On Friday 16 August, postgraduate research students and their supporters gathered for several events to celebrate the amazing work that they do.
In the first time ever for AUT, 3MT master's winner Livvy Mitchell went on to take a national prize at the Master's Inter-University 3MT Challenge in Dunedin.
At the Postgraduate Research Symposium, AUT research students present their work through poster and oral presentations and creative exhibitions. In a process mimicking academic conferences, each presenter must be accepted to the Symposium by writing an abstract in advance and taking part in an abstract review process.
The event kicked off with a keynote address by Associate Professor Barbara Bollard, who discussed how she built an exciting research career based on a childhood fascination with satellites.
The Symposium then split into 11 streams of student presentations, with more than 30 students giving 15-minute presentations on topics from cloud computing, to healthcare for the elderly, to the experiences of non-standard workers. An array of student posters were also on display throughout the day.
Presenters Tanya Ewertowska and Amr Mahmoud took home awards for the Best Abstract and Best Poster, respectively.
The 3MT competition began in Australia in 2008, and since 2011 the popularity has increased, with competitions held in over 200 universities across more than 18 countries.
The rules: competitors have just three minutes to communicate their research, with just one PowerPoint slide. No props, no costumes, no video or audio support. Anyone going over time is disqualified.
Those who took part in this year’s AUT 3MT finals had already progressed through the Pre-Heat competitions in late July. Three Masters and seven Doctoral finalists took to the stage to communicate their research and its significance to a huge crowd.
Peter Jean-Paul from the School of Engineering, Computer and Mathematical Sciences was the winner of the AUT 3MT Doctoral Competition, with his presentation entitled ‘Investigating the value proposition of Energy Saving Devices’.
Peter will go on to represent AUT at the Asia-Pacific 3MT Competition in Brisbane, Australia, on 4 October. Keep an eye out for the livestreaming link to watch Peter compete at the next level of the competition.
Reflecting on his experience, Peter said that he believes AUT works hard to bring out the best in its students irrespective of who you are.

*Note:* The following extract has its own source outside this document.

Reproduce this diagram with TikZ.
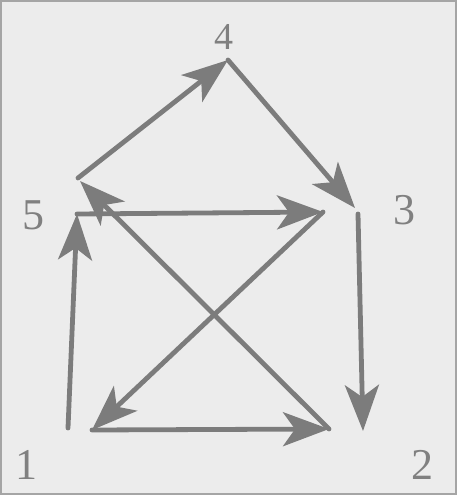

“I would say to anyone wanting to do the competition, just do it! Don’t think about it, don’t worry about your weaknesses or anxieties about public speaking, just learn as much as you can and present. Make an honest effort; don’t go into the competition with the aim of winning but go into it with the aim of learning.”
Livvy Mitchell from the Business School was the winner of the AUT 3MT Master’s Competition, with her presentation entitled ‘Home Detention: Couch surfing or job preserving?’ Livvy went on to compete at the Master’s Inter-University 3MT Challenge in Dunedin on 22 August, where she won first prize. Livvy is the first AUT winner at the national level of the 3MT competition.
Livvy said she saw the competition as a fun and unique way to share her research with an audience outside of her study area.
“The best part about participating in the 3MT competitions was meeting the other contestants and being inspired by their research. There are not many competitions that span wider than the fields we study in, so to hear about research being conducted in other faculties was truly awesome.”
AUT’s Graduate Research School offers researcher development support and services for postgraduate research students at AUT.